Geo Week News

September 21, 2010

New VP board member at Pointools

New VP board member at Pointools - Image 1

Croser makes move from Bentley, looks to expand Pointools’ channel

LONDON—Joe Croser, formerly director of global marketing at Bentley Systems, maker of the MicroStation software suite, has made the jump to Pointools, a maker of software that specializes in manipulating point clouds, based here. Croser will serve as VP of products, with oversight of product management and sales strategy, and has been added to the company’s board of directors, joining founders Faraz Ravi and Tony Rogers.

“It’s a very different opportunity, personally,” Croser said, “moving from a huge company to a small company with big ideas. It’s really exciting to join a small company which is growing quickly in a market that’s just starting to take off, and to have an opportunity to grow that business and set up the product strategy for the future.”

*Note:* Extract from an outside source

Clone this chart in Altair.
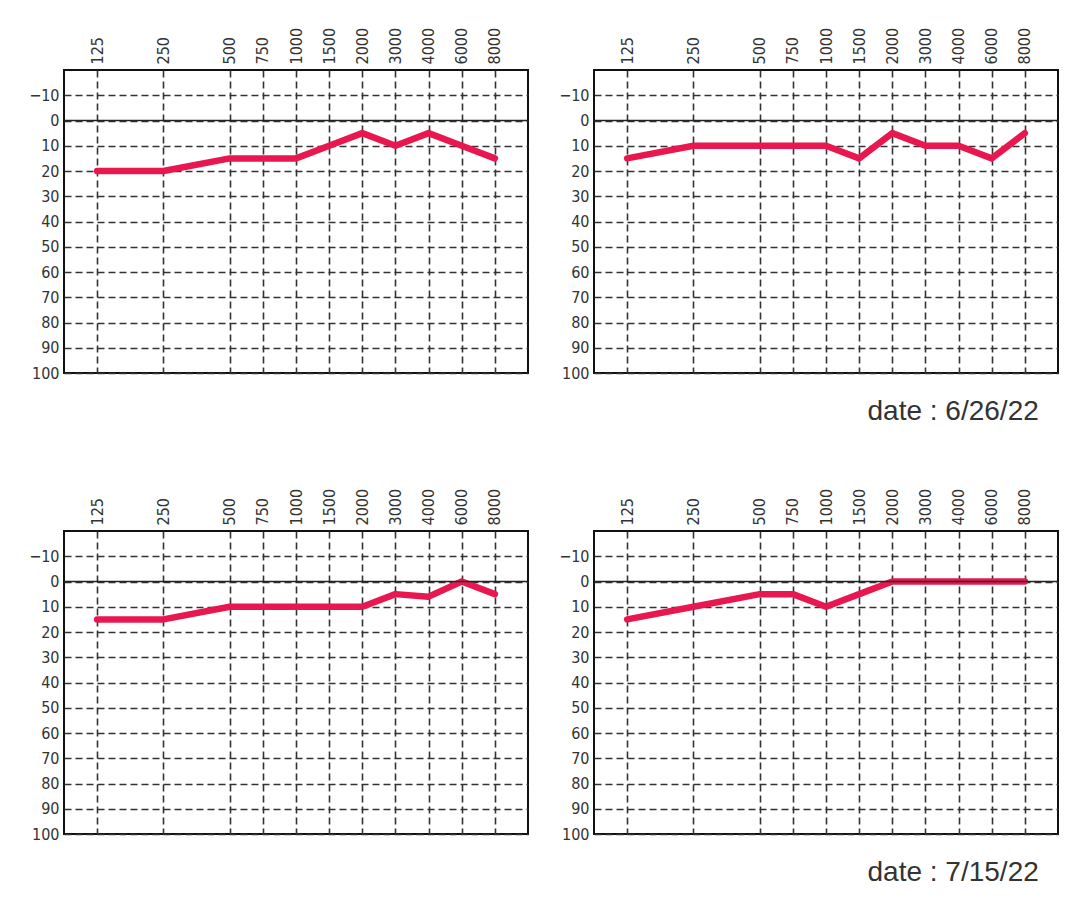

High on Croser’s list of priorities is building out Pointools’ sales channel. Croser feels Autodesk and Rhino resellers, for example, have an opportunity before them in Pointools of which they may not be aware. Though AutoCAD 2011 can read in billions of points, only 1.5 million points can be displayed at a time. [How well a point cloud engine dynamically allocates which points are displayed as a user pans and zooms is at the heart of system performance. –ed] Croser says AutoCAD 2011 users can be driven to decimate the point cloud in order to create CAD geometry. The Pointools plug-in, however, enables AutoCAD users to work with very large clouds on screen without decimation, so they can “quickly capture the context of their designs, and use the point-cloud models almost like a virtual canvas for their 3D model creation,” Croser said.

“Everything is designed to sit in context somewhere,” he reasoned, “whether it’s a building or a piece of infrastructure, or a production line. We’ve done a lot of work with Ford, historically, and they’re realizing productivity gains by scanning existing production lines and modelling the pieces they need to introduce as new as part of the existing infrastructure.”

Thus, “with a very straight face,” said Croser, AutoCAD and Rhino resellers can “present their users with incremental functionality.” And, for AutoCAD especially, the Pointools plug-ins will help resellers continue to make the case that point-cloud-based modelling is a growing market.

Croser realizes, of course, that it will take work on Pointools’ part to get that reseller channel up to speed. “For them to be successful, we need to make it so they fully understand the value proposition, train them to be able to use it and demo it, and support them through marketing and lead generation. All of that is on my plate as my number one priority in my new role.”

What of potential competition issues with Autodesk, which has its own engine for working with point clouds? Croser doesn’t see it: “They don’t currently have tools for the processing side of things, the cleaning up of scan data post registration,” he reasoned. “We do. So, as we look to sell—and this is key for resellers—as we sell that plug in, which can be leveraged for better work flows, that really opens the doors to selling our Pointools Edit for point cloud clean-up, so that AutoCAD users can do more with that scan data.”